Police have not released the names of the dead men yet.
The Witness visited the site where the men were killed.
Neighbours said that the house the men were sitting in is known as “Kwa-Merchant”, where people buy and smoke dagga.
The house is situated among densely packed corrugated iron shacks and about 10 metres down a very steep slope and as a result cars cannot get to the house.
Bongiwe Khumalo, who rents a nearby house with her two children and mother, said they are still shocked.
Khumalo said she was not at home when the shooting happened but arrived shortly afterwards and saw a line of bloodstained bodies.
“We have not slept since then because the police have left and we don’t know if these people will return or not. If it was up to me I would take my family and move to another place but it’s not that easy,” she said.
Khumalo said she briefly knew the men who died, as people in the small rental block kept to themselves.
Sanele Shabalala (35) was one of the men killed. He lived in Sthaba along with his family.
His father, Zamukuthula Radebe, said Shabalala left home to smoke at the house as he usually does.
“We heard incessant gunshots and everyone just went inside their homes. After a couple of minutes, the entire community was gathered outside that house,” said Radebe.

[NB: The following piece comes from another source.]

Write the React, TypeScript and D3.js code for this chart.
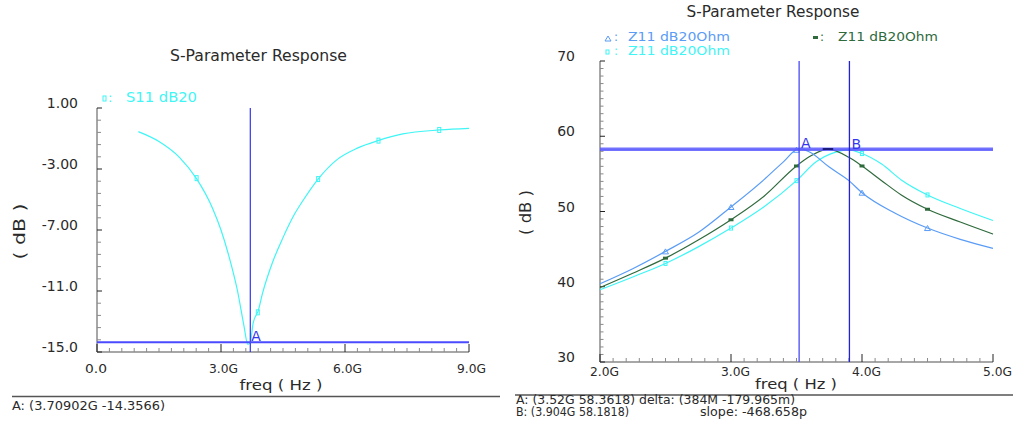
import React from "react";
import * as d3 from "d3";

// ---------- Left panel data: S11 dB20 ----------
const s11Freq = [1.0, 1.5, 2.0, 2.4, 2.8, 3.0, 3.2, 3.4, 3.55, 3.65, 3.71, 3.78, 3.9, 4.0, 4.25, 4.5, 4.75, 5.0, 5.35, 5.8, 6.3, 6.8, 7.4, 8.3, 9.0];
const s11dB = [-0.55, -1.2, -2.25, -3.6, -5.6, -7.0, -8.8, -11.0, -13.2, -14.5, -14.36, -13.07, -12.3, -11.2, -9.1, -7.5, -6.1, -5.0, -3.66, -2.4, -1.63, -1.14, -0.7, -0.44, -0.33];
const s11MarkFreq = [2.41, 3.89, 5.35, 6.81, 8.28];
const s11MarkdB = [-3.6, -12.4, -3.66, -1.14, -0.44];
const leftYTicks = [1.0, -3.0, -7.0, -11.0, -15.0];
const leftYTickLabels = ["1.00", "-3.00", "-7.00", "-11.0", "-15.0"];
const leftXTicks = [0, 3, 6, 9];
const leftXTickLabels = ["0.0", "3.0G", "6.0G", "9.0G"];
const markerA_left = { f: 3.70902, v: -14.3566 };

// ---------- Right panel data: Z11 dB20Ohm (three series) ----------
const blueFreq = [2.0, 2.25, 2.5, 2.75, 3.0, 3.25, 3.4, 3.52, 3.6, 3.75, 3.9, 4.0, 4.25, 4.5, 4.75, 5.0];
const blueVal = [40.4, 42.4, 44.7, 47.2, 50.6, 54.2, 56.6, 58.36, 57.9, 55.9, 54.1, 52.5, 49.8, 47.8, 46.3, 45.1];
const greenFreq = [2.0, 2.25, 2.5, 2.75, 3.0, 3.25, 3.5, 3.6, 3.74, 3.9, 4.0, 4.15, 4.3, 4.5, 4.75, 5.0];
const greenVal = [39.9, 41.8, 43.8, 46.2, 48.9, 52.0, 56.05, 57.3, 58.3, 57.2, 56.05, 54.1, 52.2, 50.3, 48.6, 47.0];
const cyanFreq = [2.0, 2.25, 2.5, 2.75, 3.0, 3.25, 3.5, 3.65, 3.8, 3.9, 4.0, 4.15, 4.3, 4.5, 4.75, 5.0];
const cyanVal = [39.6, 41.3, 43.1, 45.3, 47.8, 50.6, 54.1, 56.6, 57.9, 58.18, 57.7, 56.3, 54.2, 52.2, 50.4, 48.8];
const blueMarkFreq = [2.5, 3.0, 3.5, 4.0, 4.5];
const blueMarkVal = [44.7, 50.6, 58.2, 52.5, 47.8];
const greenMarkFreq = [2.5, 3.0, 3.5, 4.0, 4.5];
const greenMarkVal = [43.8, 48.9, 56.05, 56.05, 50.3];
const cyanMarkFreq = [2.5, 3.0, 3.5, 4.0, 4.5];
const cyanMarkVal = [43.1, 47.8, 54.1, 57.7, 52.2];
const rightYTicks = [70, 60, 50, 40, 30];
const rightXTicks = [2, 3, 4, 5];
const rightXTickLabels = ["2.0G", "3.0G", "4.0G", "5.0G"];
const markerA_right = { f: 3.52, v: 58.3618 };
const markerB_right = { f: 3.904, v: 58.1818 };

const FONT = "'DejaVu Sans', 'Liberation Sans', sans-serif";
const TXT = "#2a2a2a";
const AXIS = "#8a8a8a";
const CYAN = "#3ff5f5";
const BLUE = "#5a9cf6";
const GREEN = "#2f6a3d";
const MARK = "#3535f0";

function zipXY(xs: number[], ys: number[]) {
  return xs.map((x, i) => [x, ys[i]] as [number, number]);
}

export default function App() {
  const lx = d3.scaleLinear().domain([0, 9]).range([97, 469]);
  const ly = d3.scaleLinear().domain([1, -15]).range([108, 352]);
  const rx = d3.scaleLinear().domain([2, 5]).range([600, 993]);
  const ry = d3.scaleLinear().domain([70, 30]).range([61, 362]);

  const lLine = d3.line<[number, number]>().x(d => lx(d[0])).y(d => ly(d[1])).curve(d3.curveMonotoneX);
  const rLine = d3.line<[number, number]>().x(d => rx(d[0])).y(d => ry(d[1])).curve(d3.curveMonotoneX);

  const lyMinor = d3.range(0, 21).map(i => 1 - i * 0.8);
  const lxMinor = d3.range(0, 31).map(i => i * 0.3);
  const ryMinor = d3.range(0, 41).map(i => 30 + i);
  const rxMinor = d3.range(0, 31).map(i => 2 + i * 0.1);

  const isMajor = (v: number, majors: number[]) => majors.some(m => Math.abs(m - v) < 1e-6);
  const xLabelLen = (s: string) => (s.endsWith("G") ? 29 : 22);

  return (
    <svg width={1013} height={421} style={{ position: "absolute", left: 0, top: 0, background: "#fff" }} fontFamily={FONT}>
      {/* ================= LEFT PANEL ================= */}
      <text x={258.5} y={61} textAnchor="middle" fontSize={15} fill={TXT} textLength={177} lengthAdjust="spacingAndGlyphs">S-Parameter Response</text>
      <rect x={103} y={96} width={3} height={5} fill="none" stroke={CYAN} strokeWidth={1} />
      <text x={108} y={101.5} fontSize={13} fill={CYAN}>:</text>
      <text x={126} y={101.5} fontSize={14} fill={CYAN} textLength={71} lengthAdjust="spacingAndGlyphs">S11 dB20</text>

      <line x1={97} y1={108} x2={97} y2={352} stroke={AXIS} strokeWidth={1.5} />
      <line x1={97} y1={352} x2={469} y2={352} stroke={AXIS} strokeWidth={1.5} />
      {lyMinor.map((v, i) => {
        const maj = isMajor(v, leftYTicks);
        return <line key={"lym" + i} x1={97} x2={97 + (maj ? 5 : 4)} y1={ly(v)} y2={ly(v)} stroke={maj ? "#222" : AXIS} strokeWidth={1} />;
      })}
      {lxMinor.map((v, i) => {
        const maj = isMajor(v, leftXTicks);
        return <line key={"lxm" + i} x1={lx(v)} x2={lx(v)} y1={352} y2={352 - (maj ? 8 : 4)} stroke={maj ? "#222" : AXIS} strokeWidth={1} />;
      })}
      {leftYTicks.map((v, i) => (
        <text key={"lyt" + i} x={78} y={ly(v)} textAnchor="end" fontSize={14} fill={TXT}>{leftYTickLabels[i]}</text>
      ))}
      {leftXTicks.map((v, i) => (
        <text key={"lxt" + i} x={lx(v) - 12} y={373} fontSize={13} fill={TXT} textLength={xLabelLen(leftXTickLabels[i])} lengthAdjust="spacingAndGlyphs">{leftXTickLabels[i]}</text>
      ))}
      <text x={281} y={390} textAnchor="middle" fontSize={14} fill={TXT} textLength={83} lengthAdjust="spacingAndGlyphs">freq ( Hz )</text>
      <text transform="translate(25,231.5) rotate(-90)" textAnchor="middle" fontSize={15} fill={TXT} textLength={56} lengthAdjust="spacingAndGlyphs">( dB )</text>

      <path d={lLine(zipXY(s11Freq, s11dB)) || ""} fill="none" stroke={CYAN} strokeWidth={1.2} />
      {s11MarkFreq.map((f, i) => (
        <rect key={"s11m" + i} x={lx(f) - 1.5} y={ly(s11MarkdB[i]) - 2.5} width={3} height={5} fill="none" stroke={CYAN} strokeWidth={1} />
      ))}
      <line x1={lx(markerA_left.f)} x2={lx(markerA_left.f)} y1={108} y2={352} stroke={MARK} strokeWidth={1.2} />
      <line x1={97} x2={469} y1={ly(markerA_left.v)} y2={ly(markerA_left.v)} stroke="#4a4aff" strokeWidth={2} />
      <text x={lx(markerA_left.f) + 1} y={ly(markerA_left.v) - 1} fontSize={14} fill={MARK}>A</text>

      <line x1={12} x2={500} y1={396.5} y2={396.5} stroke="#555" strokeWidth={1.5} />
      <text x={12} y={410} fontSize={12} fill={TXT} textLength={153} lengthAdjust="spacingAndGlyphs">A: (3.70902G -14.3566)</text>

      {/* ================= RIGHT PANEL ================= */}
      <text x={773} y={17} textAnchor="middle" fontSize={15} fill={TXT} textLength={173} lengthAdjust="spacingAndGlyphs">S-Parameter Response</text>
      <path d="M605,41 L608,36 L611,41 Z" fill="none" stroke={BLUE} strokeWidth={1} />
      <text x={614} y={41} fontSize={12} fill={BLUE}>:</text>
      <text x={628} y={41} fontSize={13} fill={BLUE} textLength={102} lengthAdjust="spacingAndGlyphs">Z11 dB20Ohm</text>
      <rect x={606} y={50} width={3} height={4} fill="none" stroke={CYAN} strokeWidth={1} />
      <text x={614} y={54.5} fontSize={12} fill={CYAN}>:</text>
      <text x={628} y={54.5} fontSize={13} fill={CYAN} textLength={102} lengthAdjust="spacingAndGlyphs">Z11 dB20Ohm</text>
      <rect x={813} y={36} width={5} height={3} fill={GREEN} />
      <text x={820} y={41} fontSize={12} fill={GREEN}>:</text>
      <text x={838} y={41} fontSize={13} fill={GREEN} textLength={100} lengthAdjust="spacingAndGlyphs">Z11 dB20Ohm</text>

      <line x1={600} y1={61} x2={600} y2={362} stroke={AXIS} strokeWidth={1.5} />
      <line x1={600} y1={362} x2={993} y2={362} stroke={AXIS} strokeWidth={1.5} />
      {ryMinor.map((v, i) => {
        const maj = isMajor(v, rightYTicks);
        return <line key={"rym" + i} x1={600} x2={600 + (maj ? 5 : 3.5)} y1={ry(v)} y2={ry(v)} stroke={maj ? "#222" : AXIS} strokeWidth={1} />;
      })}
      {rxMinor.map((v, i) => {
        const maj = isMajor(v, rightXTicks);
        return <line key={"rxm" + i} x1={rx(v)} x2={rx(v)} y1={362} y2={362 - (maj ? 8 : 4)} stroke={maj ? "#222" : AXIS} strokeWidth={1} />;
      })}
      {rightYTicks.map((v, i) => (
        <text key={"ryt" + i} x={575} y={ry(v)} textAnchor="end" fontSize={14} fill={TXT}>{String(v)}</text>
      ))}
      {rightXTicks.map((v, i) => (
        <text key={"rxt" + i} x={rx(v) - 10} y={376} fontSize={13} fill={TXT} textLength={29} lengthAdjust="spacingAndGlyphs">{rightXTickLabels[i]}</text>
      ))}
      <text x={796} y={388.5} textAnchor="middle" fontSize={14} fill={TXT} textLength={82} lengthAdjust="spacingAndGlyphs">freq ( Hz )</text>
      <text transform="translate(531,212.5) rotate(-90)" textAnchor="middle" fontSize={15} fill={TXT} textLength={45} lengthAdjust="spacingAndGlyphs">( dB )</text>

      <path d={rLine(zipXY(cyanFreq, cyanVal)) || ""} fill="none" stroke={CYAN} strokeWidth={1.2} />
      <path d={rLine(zipXY(greenFreq, greenVal)) || ""} fill="none" stroke={GREEN} strokeWidth={1.2} />
      <path d={rLine(zipXY(blueFreq, blueVal)) || ""} fill="none" stroke={BLUE} strokeWidth={1.2} />
      {cyanMarkFreq.map((f, i) => (
        <rect key={"cm" + i} x={rx(f) - 1.5} y={ry(cyanMarkVal[i]) - 2} width={3} height={4} fill="none" stroke={CYAN} strokeWidth={1} />
      ))}
      {greenMarkFreq.map((f, i) => (
        <rect key={"gm" + i} x={rx(f) - 2.5} y={ry(greenMarkVal[i]) - 1.5} width={5} height={3} fill={GREEN} />
      ))}
      {blueMarkFreq.map((f, i) => {
        const x = rx(f), y = ry(blueMarkVal[i]);
        return <path key={"bm" + i} d={`M${x - 3},${y + 2.5} L${x},${y - 2.5} L${x + 3},${y + 2.5} Z`} fill="none" stroke={BLUE} strokeWidth={1} />;
      })}

      <line x1={600} x2={993} y1={ry(markerA_right.v)} y2={ry(markerA_right.v)} stroke="#5a5aff" strokeWidth={2} opacity={0.85} />
      <line x1={600} x2={993} y1={ry(markerB_right.v)} y2={ry(markerB_right.v)} stroke="#5a5aff" strokeWidth={2} opacity={0.85} />
      <line x1={rx(markerA_right.f)} x2={rx(markerA_right.f)} y1={61} y2={362} stroke="#4a4af5" strokeWidth={1.3} />
      <line x1={rx(markerB_right.f)} x2={rx(markerB_right.f)} y1={61} y2={362} stroke="#2222dd" strokeWidth={1.3} />
      <line x1={rx(3.7)} x2={rx(3.78)} y1={ry(58.3)} y2={ry(58.3)} stroke="#1a1a7a" strokeWidth={2} />
      <text x={rx(markerA_right.f) + 2} y={ry(markerA_right.v) - 1} fontSize={14} fill={MARK}>A</text>
      <text x={rx(markerB_right.f) + 2} y={ry(markerB_right.v) - 1} fontSize={14} fill={MARK}>B</text>

      <line x1={515} x2={1013} y1={395} y2={395} stroke="#555" strokeWidth={1.5} />
      <text x={516} y={404} fontSize={11.5} fill={TXT} textLength={279} lengthAdjust="spacingAndGlyphs">A: (3.52G 58.3618) delta: (384M -179.965m)</text>
      <text x={516} y={416} fontSize={11.5} fill={TXT} textLength={113} lengthAdjust="spacingAndGlyphs">B: (3.904G 58.1818)</text>
      <text x={700} y={416} fontSize={11.5} fill={TXT} textLength={107} lengthAdjust="spacingAndGlyphs">slope: -468.658p</text>
    </svg>
  );
}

He said some young boys told him that his son was hurt and he needed to go up to the house.
“I found his lifeless body just outside the house, which means he was making a run for it but they shot him,” said an emotional Radebe.
He said Shabalala was unemployed and usually got temporary jobs every now and then.
Radebe said he knew his son’s nickname was “Xhwele”, which meant that he smoked. “We knew he smoked but it was never something serious that would make him a target for police, the community or anything like that. He was a good boy that maybe got in with the wrong crowd of friends,” he said.
Thoko Zikhali is the grandmother of Andile Zikhali (31), who was also killed.
She said after the gunshots there were people who came to her house and told her Andile was dead.
“I could not go down to the house because the terrain was horrible so we waited in the rain until the police came with his body and I could identify him,” she said.
The grandmother and Andile lived together. Even though Andile was unemployed, Zikhali said he took care of food and necessities around the house.
Andile is originally from uMhlabuyalingana and after dropping out of school in his matric year, he moved to Durban to live with his grandmother and look for employment.
He had a five-year-old daughter back at home, she said.
Zikhali said she has heard the drug allegations that have surrounded the mass shooting.
“Andile smoked like all boys do but he never told me that he had enemies or anything like that. No one has ever come to my house searching for Andile in a bad way, this was all so sudden and shocking,” she said.
Professor Nkabinde, chairperson of the Umlazi Community Police Forum, said there was a serious drug problem in the area and police were overwhelmed.
Nkabinde said it is worrying that mass shootings are becoming frequent in the area.
Police said no arrests have been made yet.